Le cœur de sa mission
«Je me dis toujours que mes mains sont la voix du Dieu vivant. Cela me donne la force de continuer à diffuser l’œuvre de Dieu auprès de la communauté sourde en tant que religieuse», dit-elle. Elle affirme que la foi de la communauté sourde l’inspire au quotidien. Leur engagement à assister à la messe, à participer aux petites communautés chrétiennes et à d’autres activités est encourageant. Ils ont besoin et veulent appartenir à l’Église au sens large. Cela est devenu un troisième apostolat dans la mission de sœur Juliana au sein de l’Église catholique en tant que religieuse, étant secrétaire et comptable de profession.
Une voix dans le silence
Avec le recul, sœur Juliana s’émerveille de voir comment une simple rencontre avec un jeune homme incompris s’est transformée en un ministère et une mission de toute une vie. «Dieu a utilisé ce moment pour m’ouvrir les yeux. Aujourd’hui, je vois les personnes sourdes non pas comme des personnes silencieuses, mais comme des personnes pleines de vie et de foi». Grâce à ses mains, la Parole de Dieu a trouvé une nouvelle voix. À travers son service, les personnes sourdes ne sont plus marginalisées, mais au cœur de l’Eglise. Son ministère fait le pont entre le silence et le son, l’exclusion et l’appartenance. «Vraiment, dit-elle d’une voix douce, les personnes sourdes m’apprennent plus que je ne pourrais jamais leur enseigner. Elles me rappellent que Dieu parle de nombreuses façons et que parfois, le silence est sa voix la plus retentissante».
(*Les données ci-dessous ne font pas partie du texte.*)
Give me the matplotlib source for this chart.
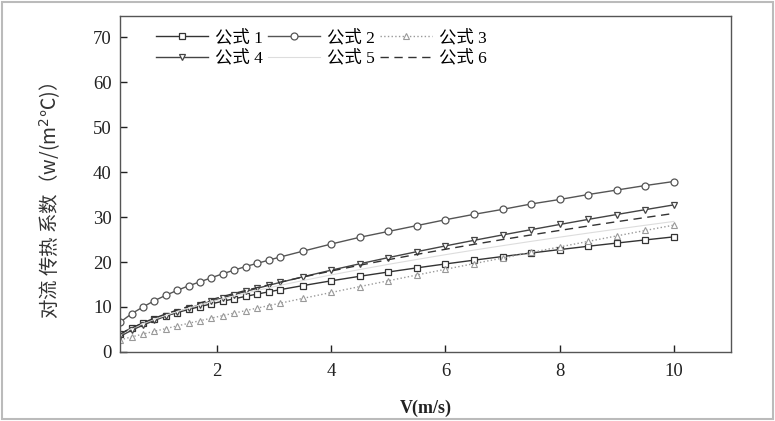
import matplotlib
matplotlib.use("Agg")
import matplotlib.pyplot as plt
from matplotlib.patches import Rectangle

# 风速 V (m/s)
v = [0.3, 0.5, 0.7, 0.9, 1.1, 1.3, 1.5, 1.7, 1.9, 2.1, 2.3, 2.5, 2.7, 2.9, 3.1,
     3.5, 4.0, 4.5, 5.0, 5.5, 6.0, 6.5, 7.0, 7.5, 8.0, 8.5, 9.0, 9.5, 10.0]

# 对流传热系数 w/(m2 C)，各公式
h1 = [4.06, 5.31, 6.34, 7.23, 8.03, 8.77, 9.45, 10.09, 10.70, 11.28, 11.83, 12.36, 12.87, 13.36, 13.84,
      14.75, 15.82, 16.83, 17.78, 18.70, 19.57, 20.41, 21.22, 22.00, 22.76, 23.50, 24.21, 24.91, 25.59]
h2 = [6.6, 8.5, 10.0, 11.4, 12.6, 13.7, 14.7, 15.6, 16.5, 17.4, 18.2, 19.0, 19.7, 20.4, 21.1,
      22.4, 24.0, 25.5, 26.8, 28.1, 29.4, 30.6, 31.7, 32.9, 33.9, 35.0, 36.0, 37.0, 37.9]
h3 = [2.68, 3.34, 3.98, 4.59, 5.20, 5.79, 6.38, 6.95, 7.52, 8.09, 8.64, 9.20, 9.75, 10.29, 10.83,
      11.91, 13.23, 14.54, 15.83, 17.11, 18.38, 19.64, 20.88, 22.12, 23.35, 24.58, 25.80, 27.01, 28.20]
h4 = [3.47, 4.81, 5.96, 7.00, 7.96, 8.86, 9.71, 10.52, 11.30, 12.04, 12.76, 13.46, 14.14, 14.81, 15.45,
      16.70, 18.19, 19.61, 20.98, 22.30, 23.58, 24.82, 26.02, 27.19, 28.34, 29.47, 30.56, 31.64, 32.70]
h5 = [3.86, 5.18, 6.29, 7.27, 8.15, 8.98, 9.75, 10.47, 11.17, 11.83, 12.46, 13.07, 13.67, 14.24, 14.80,
      15.87, 17.13, 18.33, 19.48, 20.57, 21.63, 22.65, 23.63, 24.59, 25.52, 26.43, 27.31, 28.17, 29.02]
h6 = [3.95, 5.32, 6.48, 7.51, 8.45, 9.32, 10.13, 10.90, 11.64, 12.34, 13.02, 13.67, 14.30, 14.91, 15.51,
      16.65, 18.00, 19.29, 20.52, 21.70, 22.83, 23.93, 24.99, 26.02, 27.02, 28.00, 28.96, 29.89, 30.80]

labels = ["公式 1", "公式 2", "公式 3", "公式 4", "公式 5", "公式 6"]
xticks = [2, 4, 6, 8, 10]
yticks = [0, 10, 20, 30, 40, 50, 60, 70]

serif = ["Liberation Serif", "DejaVu Serif"]
cjk = ["Liberation Serif", "Noto Sans CJK SC", "DejaVu Sans"]

fig = plt.figure(figsize=(7.75, 4.21), dpi=100)
ax = fig.add_axes([0.155, 0.164, 0.788, 0.798])

dark = "#333333"
l1, = ax.plot(v, h1, "-", color=dark, lw=1.0, marker="s", ms=4.5, mfc="white", mec=dark, mew=0.9)
l2, = ax.plot(v, h2, "-", color="#555555", lw=1.0, marker="o", ms=5, mfc="white", mec="#555555", mew=0.9)
l3, = ax.plot(v, h3, ":", color="#999999", lw=1.0, marker="^", ms=4, mfc="white", mec="#999999", mew=0.8)
l4, = ax.plot(v, h4, "-", color="#444444", lw=1.0, marker="v", ms=5, mfc="white", mec="#444444", mew=0.9)
l5, = ax.plot(v, h5, "-", color="#dddddd", lw=0.8)
l6, = ax.plot(v, h6, "--", color=dark, lw=1.0, dashes=(6, 4))

handles = [l1, l4, l2, l5, l3, l6]
leg_labels = [labels[0], labels[3], labels[1], labels[4], labels[2], labels[5]]
ax.legend(handles, leg_labels, ncol=3, loc="upper left", bbox_to_anchor=(0.033, 1.005),
          frameon=False, prop={"family": cjk, "size": 12.5}, handlelength=3.0,
          handletextpad=0.4, columnspacing=0.3, labelspacing=0.2)

ax.set_xlim(0.3, 11.0)
ax.set_ylim(0, 74.7)
ax.set_xticks(xticks)
ax.set_yticks(yticks)
ax.tick_params(direction="in", length=5, width=1, labelsize=13.5, colors="#222222")
ax.tick_params(axis="x", pad=8)
ax.tick_params(axis="y", pad=6)
for lab in ax.get_xticklabels() + ax.get_yticklabels():
    lab.set_family(serif)
for s in ax.spines.values():
    s.set_color("#555555")
    s.set_linewidth(1.0)

ax.set_xlabel("V(m/s)", family=serif, fontsize=13, fontweight="bold", color="#222222", labelpad=14)
ax.set_ylabel("对流 传热 系数（w/(m$^2$℃)）", family=["Noto Sans CJK SC", "DejaVu Sans"],
              fontsize=14, color="#333333")
ax.yaxis.set_label_coords(-0.094, 0.45)

fig.patches.append(Rectangle((0.003, 0.005), 0.994, 0.99, transform=fig.transFigure,
                             fill=False, edgecolor="#bbbbbb", lw=1.5))

fig.savefig("out.png", dpi=100)
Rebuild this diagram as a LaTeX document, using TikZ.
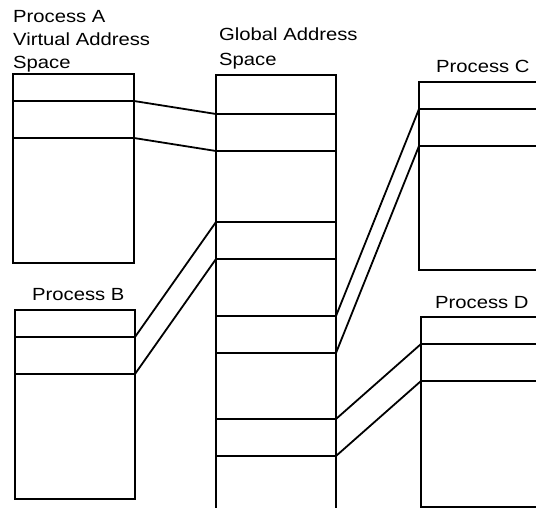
\documentclass[tikz,border=0pt]{standalone}
\usepackage{fontspec}
\setmainfont[FakeStretch=1.15]{Liberation Sans}
\begin{document}
\begin{tikzpicture}[x=1pt,y=-1pt,
  edge/.style={line width=1.8pt},
  frame/.style={draw, line width=1.8pt},
  seg/.style={draw, line width=1.8pt, inner sep=0pt, outer sep=0pt,
    anchor=north west, minimum height=37pt},
  lbl/.style={inner sep=0pt, anchor=base west, font=\fontsize{17.6}{20}\selectfont}]
  \useasboundingbox[fill=white] (0,0) rectangle (536,508);
  \begin{scope}
  \clip (0,0) rectangle (536,508);
  % Process A virtual address space
  \draw[frame] (13,74) rectangle (134,263);
  \node[seg, minimum width=121pt] (A2) at (13,101) {};
  % Global address space (open at the bottom)
  \draw[frame] (216,520) -- (216,75) -- (336,75) -- (336,520);
  \node[seg, minimum width=120pt] (G1) at (216,114) {};
  \node[seg, minimum width=120pt] (G2) at (216,222) {};
  \node[seg, minimum width=120pt] (G3) at (216,316) {};
  \node[seg, minimum width=120pt] (G4) at (216,419) {};
  % Process B
  \draw[frame] (15,310) rectangle (135,499);
  \node[seg, minimum width=120pt] (B2) at (15,337) {};
  % Process C
  \draw[frame] (419,82) rectangle (560,270);
  \node[seg, minimum width=141pt] (C2) at (419,109) {};
  % Process D
  \draw[frame] (421,317) rectangle (560,507);
  \node[seg, minimum width=139pt] (D2) at (421,344) {};
  \end{scope}
  % mappings into the global space
  \draw[edge] (A2.north east) -- (G1.north west);
  \draw[edge] (A2.south east) -- (G1.south west);
  \draw[edge] (B2.north east) -- (G2.north west);
  \draw[edge] (B2.south east) -- (G2.south west);
  \draw[edge] (G3.north east) -- (C2.north west);
  \draw[edge] (G3.south east) -- (C2.south west);
  \draw[edge] (G4.north east) -- (D2.north west);
  \draw[edge] (G4.south east) -- (D2.south west);
  % labels
  \node[lbl] (tA1) at (13,22.7) {Process A};
  \node[lbl] (tA2) at (13,45.7) {Virtual Address};
  \node[lbl] (tA3) at (13,69) {Space};
  \node[lbl] (tG1) at (219,40.7) {Global Address};
  \node[lbl] (tG2) at (219,65.7) {Space};
  \node[lbl] (tB) at (32,300.7) {Process B};
  \node[lbl] (tC) at (436,72.7) {Process C};
  \node[lbl] (tD) at (435,308.3) {Process D};
\end{tikzpicture}
\end{document}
Paul, le jeune homme qui a motivé sœur Juliana à apprendre la langue des signes, est reconnaissant qu’elle soit là pour interpréter. Paul est maintenant catéchiste et aide à catéchiser la communauté des personnes sourdes. Cette année, la paroisse a accueilli un membre sourd dans la famille de l’Église. Il aspire à devenir prêtre et apprend l’espagnol car il se prépare à aller en Espagne pour rejoindre une communauté de prêtres sourds. Sœur Juliana lui apporte un grand soutien en l’aidant à se préparer à son parcours vers le sacerdoce et en lui parlant en langue des signes partout où il en a besoin.